For more than half a century, the nation’s leading families, including the legendary Rockefellers, Morgans and Pulitzers, came to Jekyll Island “to secure an escape.” Members prized the island for its “sense of splendid isolation,” beautiful landscape and moderate climate.

Jekyll Island, with its cottage colony and clubhouse, was viewed as a little paradise, where members and guests pursued a life of elegant leisure  and enjoyed a variety of outdoor pursuits such as hunting, horseback riding, skeet shooting, golf, tennis, biking, croquet, lawn bowling, picnics and carriage rides.

The former Club grounds comprise a 240-acre site with 34 historic structures and makes up the Jekyll Island Club National Historic Landmark District – one of the largest ongoing restoration projects in the southeastern United States, attracting curious guests from around the world.

Jekyll Island was purchased by the state of Georgia in 1947, and became the Jekyll Island State Park. Today, the historic island is experiencing rapid and radical changes, with hundreds of millions in public-private dollars being invested in the park.

Throughout its history, the Jekyll Island Club has been a place where people have imagined an alternative. People came to Jekyll to escape, to be creative and to dream, and they still do. From Native Americans, to English colonists, to French privateers, to the members of the Jekyll Island Club – people have imagined Jekyll Island as a place where dreams begin.

As soon as this issue hits the newsstands, I am keeping a family tradition alive and escaping to one my favorite destinations on this planet – the Jekyll Island Club Hotel  – for the 2019 Georgia Press Association Convention.

Seriously! And, it is not just my favorite because this place has been special to my family and me for more than two decades. If you were to mention Jekyll Island to either one of my daughters, their eyes would light up and the broad smiles on their faces would tell you that Jekyll Island, to them, is a special place, and a lifetime of special memories have been made there.

From the time Kaylee was three years old and Caroline less than a year, and for eighteen of the next twenty years, going to the Jekyll Island Club Hotel and the GPA convention was an annual beginning of a Summer ritual for my family.

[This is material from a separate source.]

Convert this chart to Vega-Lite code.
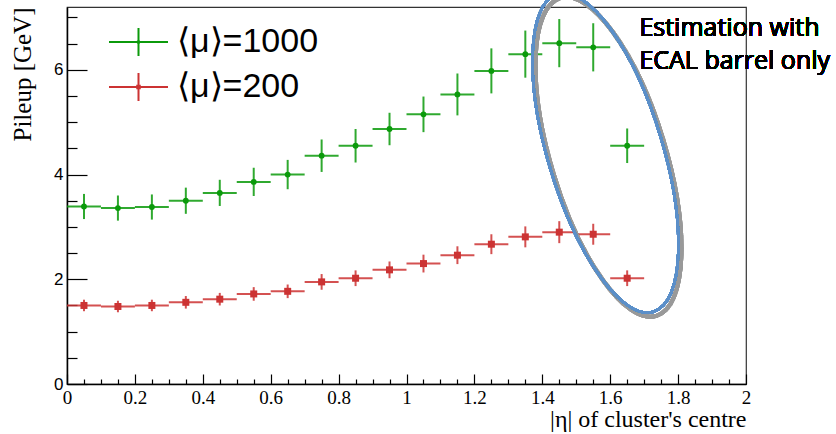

I have always loved everything to do with history and Jekyll Island is overflowing with it. I do believe that the annual trek to the island and the daily exposure to its storied history is the underlying reason for my girls’ love of history and their fascination for the people who lived it.

Each year, in addition to attending GPA functions, we would ride bikes, horses, boats, ferries, tour Sapelo and Cumberland Islands, play golf, play croquet, pretend to be a sold out audience as Caroline sang her heart out on the stage of the Jekyll amphitheater, tour every historical site on the island and have quality, morning, noon and night, daddy-daughter moments in the courtyard cafe.

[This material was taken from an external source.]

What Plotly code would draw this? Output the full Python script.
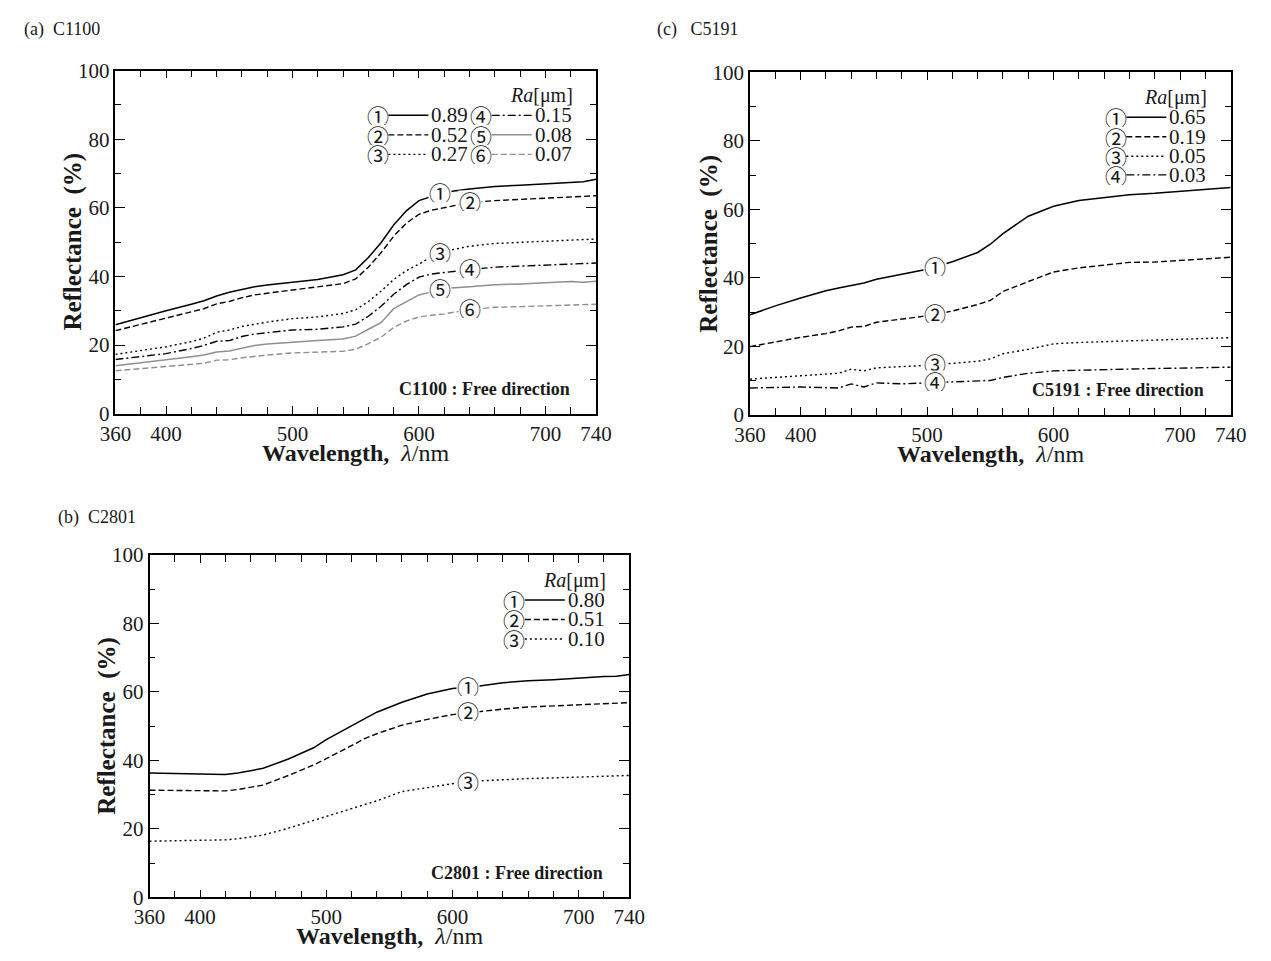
import plotly.graph_objects as go
import numpy as np

W, H = 1271, 961

# ---------------- data ----------------
# (a) C1100
wl_a = [360, 380, 400, 420, 430, 440, 450, 460, 470, 480, 500, 520, 540, 550, 560, 570,
        580, 590, 600, 610, 620, 640, 660, 680, 700, 720, 730, 740]
a_089 = [25.9, 28.0, 30.0, 31.9, 32.9, 34.3, 35.4, 36.2, 37.0, 37.5, 38.4, 39.1, 40.5, 41.9, 45.5, 49.8,
         55.0, 59.1, 62.1, 63.3, 64.5, 65.5, 66.2, 66.6, 67.0, 67.5, 67.6, 68.3]
a_052 = [24.2, 26.0, 27.8, 29.7, 30.6, 32.0, 32.7, 33.8, 34.6, 35.1, 36.0, 36.8, 37.9, 39.3, 42.7, 46.9,
         51.7, 55.5, 58.1, 59.3, 60.0, 61.5, 62.1, 62.4, 62.8, 63.2, 63.3, 63.5]
a_027 = [17.3, 18.4, 19.5, 21.0, 22.0, 23.7, 24.4, 25.4, 26.1, 26.7, 27.7, 28.2, 29.2, 30.3, 32.7, 35.7,
         39.1, 41.7, 43.6, 45.8, 47.3, 48.8, 49.6, 49.9, 50.2, 50.6, 50.8, 50.9]
a_015 = [15.8, 16.6, 17.5, 19.0, 19.9, 21.1, 21.3, 22.5, 23.2, 23.6, 24.4, 24.6, 25.3, 26.1, 28.4, 31.3,
         34.8, 37.6, 39.8, 40.7, 41.2, 42.0, 42.7, 43.0, 43.3, 43.6, 43.7, 43.9]
a_008 = [14.0, 14.8, 15.6, 16.6, 17.1, 18.0, 18.3, 19.2, 19.9, 20.3, 20.9, 21.3, 21.8, 22.6, 24.6, 26.5,
         30.6, 32.7, 34.6, 35.5, 36.5, 37.0, 37.6, 37.8, 38.2, 38.5, 38.3, 38.6]
a_007 = [12.5, 13.1, 13.7, 14.3, 14.7, 15.6, 15.7, 16.3, 16.8, 17.1, 17.7, 17.9, 18.2, 18.8, 20.4, 22.3,
         25.1, 27.0, 28.2, 28.7, 29.1, 30.3, 31.0, 31.2, 31.5, 31.7, 31.8, 31.9]

# (c) C5191
wl_c = [360, 380, 400, 420, 430, 440, 450, 460, 480, 500, 520, 540, 550, 560, 580, 600,
        620, 640, 660, 680, 700, 720, 740]
c_065 = [29.2, 31.8, 34.1, 36.2, 37.0, 37.7, 38.5, 39.6, 41.0, 42.5, 44.7, 47.4, 49.8, 52.9, 58.0, 60.9,
         62.6, 63.5, 64.3, 64.7, 65.2, 65.9, 66.4]
c_019 = [19.9, 21.3, 22.6, 23.7, 24.5, 25.6, 25.8, 27.0, 28.0, 28.9, 30.3, 32.2, 33.4, 36.0, 38.9, 41.7,
         42.9, 43.6, 44.5, 44.6, 45.0, 45.5, 46.0]
c_005 = [10.4, 10.9, 11.4, 11.8, 12.1, 13.3, 12.8, 13.7, 14.0, 14.4, 15.0, 15.6, 16.3, 17.8, 19.1, 20.7,
         21.1, 21.3, 21.6, 21.8, 22.1, 22.3, 22.5]
c_003 = [7.8, 7.9, 8.1, 7.9, 7.8, 9.0, 8.1, 9.3, 9.0, 9.3, 9.5, 9.7, 10.0, 10.9, 12.1, 12.8,
         13.0, 13.3, 13.5, 13.5, 13.6, 13.7, 13.9]

# (b) C2801
wl_b = [360, 380, 400, 420, 430, 450, 470, 490, 500, 510, 520, 530, 540, 560, 580, 600,
        620, 640, 660, 680, 700, 720, 730, 740]
b_080 = [36.3, 36.2, 36.1, 35.9, 36.3, 37.7, 40.4, 43.7, 46.1, 48.1, 50.3, 52.1, 54.1, 57.0, 59.4, 61.0,
         61.7, 62.7, 63.3, 63.6, 64.1, 64.5, 64.6, 65.1]
b_051 = [31.3, 31.3, 31.1, 31.1, 31.5, 32.8, 35.6, 38.7, 40.5, 42.3, 44.3, 46.3, 47.8, 50.3, 52.0, 53.4,
         54.3, 55.0, 55.6, 55.9, 56.2, 56.5, 56.7, 56.9]
b_010 = [16.4, 16.5, 16.6, 16.8, 17.1, 18.2, 20.2, 22.5, 23.6, 24.9, 26.1, 27.2, 28.2, 30.9, 32.0, 33.2,
         34.0, 34.4, 34.7, 34.9, 35.1, 35.3, 35.4, 35.6]

x_ticks = [360, 400, 500, 600, 700, 740]
y_ticks = [0, 20, 40, 60, 80, 100]
circled = ["①", "②", "③", "④", "⑤", "⑥"]

# ---------------- styles ----------------
GRAY = "#8f8f8f"
ST = {
    "solid": dict(color="black", width=1.5, dash="solid"),
    "dash": dict(color="black", width=1.4, dash="6px,3px"),
    "dot": dict(color="black", width=1.4, dash="2px,3px"),
    "dashdot": dict(color="black", width=1.4, dash="8px,3px,2px,3px"),
    "gsolid": dict(color=GRAY, width=1.5, dash="solid"),
    "gdash": dict(color=GRAY, width=1.4, dash="6px,3px"),
}

SERIF = "Liberation Serif"
CJK = "Noto Sans CJK JP"
TXT = "#1a1a1a"

# panel geometry in window pixels (plot area)
panels = [
    dict(key="a", ax="", x0=102, x1=595, y0=60, y1=412, title="(a)  C1100", tx=6, ty=18,
         note="C1100 : Free direction", wl=wl_a,
         series=[(a_089, "solid", "0.89", 617), (a_052, "dash", "0.52", 640),
                 (a_027, "dot", "0.27", 617), (a_015, "dashdot", "0.15", 640),
                 (a_008, "gsolid", "0.08", 617), (a_007, "gdash", "0.07", 640)],
         cols=2),
    dict(key="c", ax="2", x0=753, x1=1246, y0=62, y1=413, title="(c)   C5191", tx=655, ty=18,
         note="C5191 : Free direction", wl=wl_c,
         series=[(c_065, "solid", "0.65", 506), (c_019, "dash", "0.19", 506),
                 (c_005, "dot", "0.05", 506), (c_003, "dashdot", "0.03", 506)],
         cols=1),
    dict(key="b", ax="3", x0=137, x1=629, y0=557, y1=908, title="(b)  C2801", tx=41, ty=518,
         note="C2801 : Free direction", wl=wl_b,
         series=[(b_080, "solid", "0.80", 612), (b_051, "dash", "0.51", 612),
                 (b_010, "dot", "0.10", 612)],
         cols=1),
]


def px(x):
    return x / W


def py(y):
    return 1 - y / H


fig = go.Figure()
annotations = []
shapes = []

layout_axes = {}
for p in panels:
    xa = "x" + p["ax"]
    ya = "y" + p["ax"]
    for vals, st, lab, lx in p["series"]:
        fig.add_trace(go.Scatter(x=p["wl"], y=vals, mode="lines", line=ST[st],
                                 xaxis=xa, yaxis=ya, hoverinfo="skip", showlegend=False))
    # on-curve labels
    for i, (vals, st, lab, lx) in enumerate(p["series"]):
        yv = float(np.interp(lx, p["wl"], vals))
        annotations.append(dict(x=lx, y=yv + 0.4, xref=xa, yref=ya, text=circled[i], showarrow=False,
                                font=dict(family=CJK, size=22, color=TXT), bgcolor="white",
                                borderpad=0, width=22, height=20, valign="middle",
                                xanchor="center", yanchor="middle"))
    xkey = "xaxis" + p["ax"]
    ykey = "yaxis" + p["ax"]
    common = dict(showline=True, linecolor="black", linewidth=1.5, mirror="allticks",
                  ticks="inside", tickcolor="black", tickwidth=1.3, showgrid=False, zeroline=False,
                  tickfont=dict(family=SERIF, size=21, color=TXT))
    layout_axes[xkey] = dict(common, domain=[px(p["x0"]), px(p["x1"])], range=[360, 740],
                             anchor=ya, tickvals=x_ticks, ticklen=8,
                             minor=dict(tickvals=list(range(380, 740, 20)), ticklen=7,
                                        ticks="inside", tickcolor="black", tickwidth=1.3))
    layout_axes[ykey] = dict(common, domain=[py(p["y1"]), py(p["y0"])], range=[0, 100],
                             anchor=xa, tickvals=y_ticks, ticklen=10,
                             minor=dict(tickvals=list(range(10, 100, 20)), ticklen=6,
                                        ticks="inside", tickcolor="black", tickwidth=1.3))

    # panel title
    annotations.append(dict(x=px(p["tx"]), y=py(p["ty"]), xref="paper", yref="paper",
                            text=p["title"], showarrow=False, xanchor="left", yanchor="middle",
                            font=dict(family=SERIF, size=18, color=TXT)))
    # axis titles
    annotations.append(dict(x=px((p["x0"] + p["x1"]) / 2), y=py(p["y1"] + 40), xref="paper", yref="paper",
                            text="<b>Wavelength,</b>  <i>λ</i>/nm", showarrow=False,
                            xanchor="center", yanchor="middle",
                            font=dict(family=SERIF, size=24, color=TXT)))
    annotations.append(dict(x=px(p["x0"] - 43), y=py((p["y0"] + p["y1"]) / 2), xref="paper", yref="paper",
                            text="<b>Reflectance  (%)</b>", showarrow=False, textangle=-90,
                            xanchor="center", yanchor="middle",
                            font=dict(family=SERIF, size=25, color=TXT)))
    # note
    annotations.append(dict(x=px(p["x1"] - 25), y=py(p["y1"] - 25), xref="paper", yref="paper",
                            text="<b>" + p["note"] + "</b>", showarrow=False,
                            xanchor="right", yanchor="middle",
                            font=dict(family=SERIF, size=18, color=TXT)))
    # legend
    R = p["x1"]
    annotations.append(dict(x=px(R - 22), y=py(p["y0"] + 26), xref="paper", yref="paper",
                            text="<i>Ra</i>[μm]", showarrow=False, xanchor="right", yanchor="middle",
                            font=dict(family=SERIF, size=20, color=TXT)))
    n = len(p["series"])
    rows = 3 if p["cols"] == 2 else n
    row_y = [46, 66, 86, 105]
    for i, (vals, st, lab, lx) in enumerate(p["series"]):
        col = i // rows if p["cols"] == 2 else 0
        r = i % rows
        off = -106 * (p["cols"] - 1 - col)
        yy = p["y0"] + row_y[r]
        annotations.append(dict(x=px(R - 118 + off), y=py(yy), xref="paper", yref="paper",
                                text=circled[i], showarrow=False, xanchor="center", yanchor="middle",
                                borderpad=0, width=22, height=20, valign="middle",
                                font=dict(family=CJK, size=22, color=TXT)))
        shapes.append(dict(type="line", xref="paper", yref="paper",
                           x0=px(R - 107 + off), x1=px(R - 66 + off), y0=py(yy), y1=py(yy),
                           line=ST[st]))
        annotations.append(dict(x=px(R - 64 + off), y=py(yy), xref="paper", yref="paper",
                                text=lab, showarrow=False, xanchor="left", yanchor="middle",
                                borderpad=0, height=20, valign="middle",
                                font=dict(family=SERIF, size=21, color=TXT)))

fig.update_layout(width=W, height=H, margin=dict(l=0, r=0, t=0, b=0),
                  paper_bgcolor="white", plot_bgcolor="white", showlegend=False,
                  annotations=annotations, shapes=shapes, **layout_axes)

fig.write_html("out.html")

I have photos of Kaylee navigating and driving the horse drawn carriage and talking to the horse named Sam who was pulling it; I have a photo of three-year-old Caroline, asleep and slumped over in the safety seat of the bicycle and photos of each of them in or at every historical sight on the island and in every shop in the village. To my girls, the most popular shop in the village was every shop in the village, but their true favorite, and the one most visited, was the Ice Cream, Fudge and Everything Else Sweet Shop.

One year I had to attend a board meeting on St. Simons Island. As part of her birthday gift that year, seven-year-old Caroline made the trip with me. Because I knew how much she loved the historic hotel – ever since she was two she had called the tower section of the hotel, Cinderella’s Castle – I reserved the tower suite at the Jekyll Island Club. For that entire weekend, thanks to the tower suite, multiple room service calls and gift shop visits, Caroline truly felt like the princess I always knew she was. To this day she will tell you that one trip is her fondest childhood memory.

We have so many special memories about this place. To my daughters, and to me, there is something special, almost magical about Jekyll Island. It is a place where time seems to slow down and worries seem to disappear. It is a place where we have grown up and older, and because of everything I have shared there with my family and my GPA friends, going there always seems like going home.

And now that this column is written and this edition finished, I am headed east . . . for a homecoming!